LAUREL HILL – Mamie’s Drive Inn has a clientele that comes from far and wide.
“We stop every time we come through here. We’re sad if it’s closed when we come.” said Sandra Caddell of Charlotte who dropped by with her husband Shea Fadel.
The roadside café — known for its burgers — has been in business in one fashion or another since the 1960s became an official member of the Laurinburg-Scotland County Area Chamber of Commerce on Friday.
Current owner Shelia Smith was unsure if she wanted to run a restaurant. She knew the place was special to her, but she failed to realize just how special until after she had been running it for a while.
She had been a Mamie’s regular since she was 14. Smith would walk from her job at Rick’s Outlet to Mamie’s for lunch. Then owner, Mamie Hyatt would fix a salad just for Smith.
“I had not planned on it. I don’t cook, but my ex-husband liked the idea, and we bought it,” Smith said. “After a while it grew on me. I learned to cook and to make the homemade chili and slaw, and we grew from there.”
She must have gotten the recipes right. Since she took over in 2009, Mamie’s has been featured in Our State Magazine in 2010 as one of the 100 best places to eat in North Carolina and on WRAL’s Tarheel Traveler.
Smith has even purchased the landmark building.
The owner of the four properties at the corner of Morgan Street and US 74 wanted to sell the buildings in one lot.
“I said well what are we going to do? We can’t let Mamie’s close, so I prayed about it,” Smith said. “He came back, and I said would you sell me the building because Mamie’s can’t close.”
The owner talked to his wife, prayed about it and returned to Smith with his answer. He agreed to sell the building to her. Smith raised half the money up front and the owner financed the rest.
Another idea that grew on Smith was joining the chamber. Executive Director Chris English has known the Smiths for years and reached out to them with the idea.
“I was thinking about it and I said, ‘I need to do something in Laurinburg; we’re a part of Laurinburg too even though we’re in Laurel Hill. But it seems like [Laurinburg] forgets about us sometimes,” Smith said of English’s proposal.
Friday’s chamber “grand reopening included a ribbon cutting and officials speaking well of the establishment and owners.

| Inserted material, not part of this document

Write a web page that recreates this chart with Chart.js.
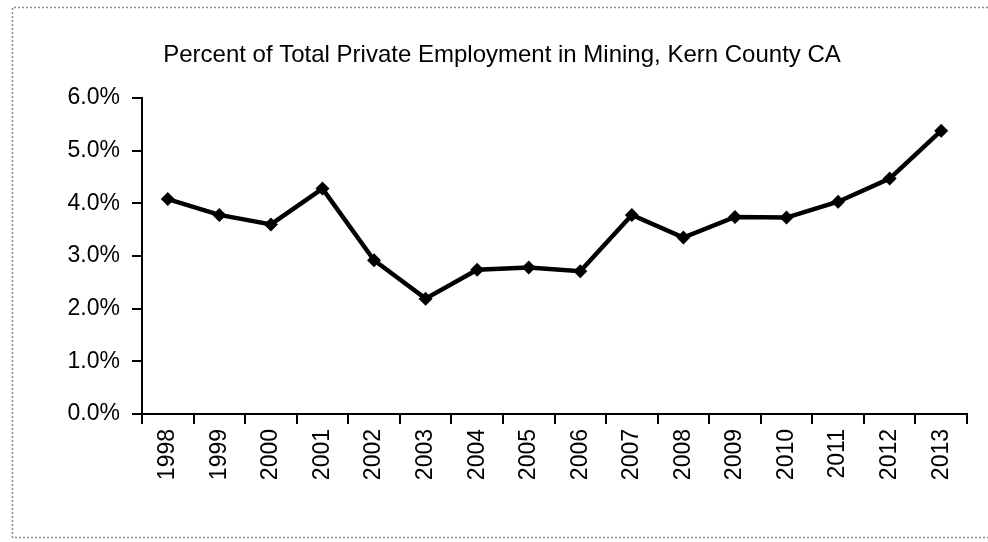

“I coached Lauren … she has a big heart and strong will. I knew she would put her heart into this and make it succeed. I knew that they were onto something good when they bought the business,” said English. “It’s such a landmark for Scotland County it didn’t seem right that they weren’t part of the chamber.”
Lauren Smith told the assembled crowd that there had been times when she felt like “folding her arms and packing it in” but she believes that she and her mother are at Mamie’s by God’s grace to be able to reach out to people and impact lives.
The Smith’s had t-shirts made to celebrate to eatery’s history, handed out door prizes and hosted a hot dog eating contest.
Four contestants were given 10 minutes to eat a basket of 25 hot dogs. The two adults in the contest Jerry Easterling and Beth Locklear gave up long before the kids, but after eight minutes even 10- year-old Noah Kee threw in the towel. The winner, 14 year-old Aaliyah Jacobs, lasted the full 10 minutes and was able to finish nine hot dogs.
Aliyah walked away with a $25 Mamie’s gift certificate and a gift basket.
This was not the Aliyah’s first Mamie’s challenge. She was the first girl and the first child to take on the Two-Pound Challenge. Diners are given a two-pound hamburger to complete. Jacobs finished hers in 11 minutes in 2016.
That was the reason she entered the hot dog eating contest.
“I thought I could do it and I did,” she said of the Two-Pound Challenge. “I know I can do this, and I know I can beat the other people in it.”
The restaurant began as Carl’s Drive In in the 1960s and was run by Carl Simpson. There was no dining area in the early days, only drive through service. Mamie Hyatt and Betty Stubbs worked for Simpson.
Hyatt later took over the business, and Stubbs continued to help her run it. Hyatt passed away in October 2009, and Smith thought it only appropriate to leave the name as a tribute to Hyatt’s work and legend.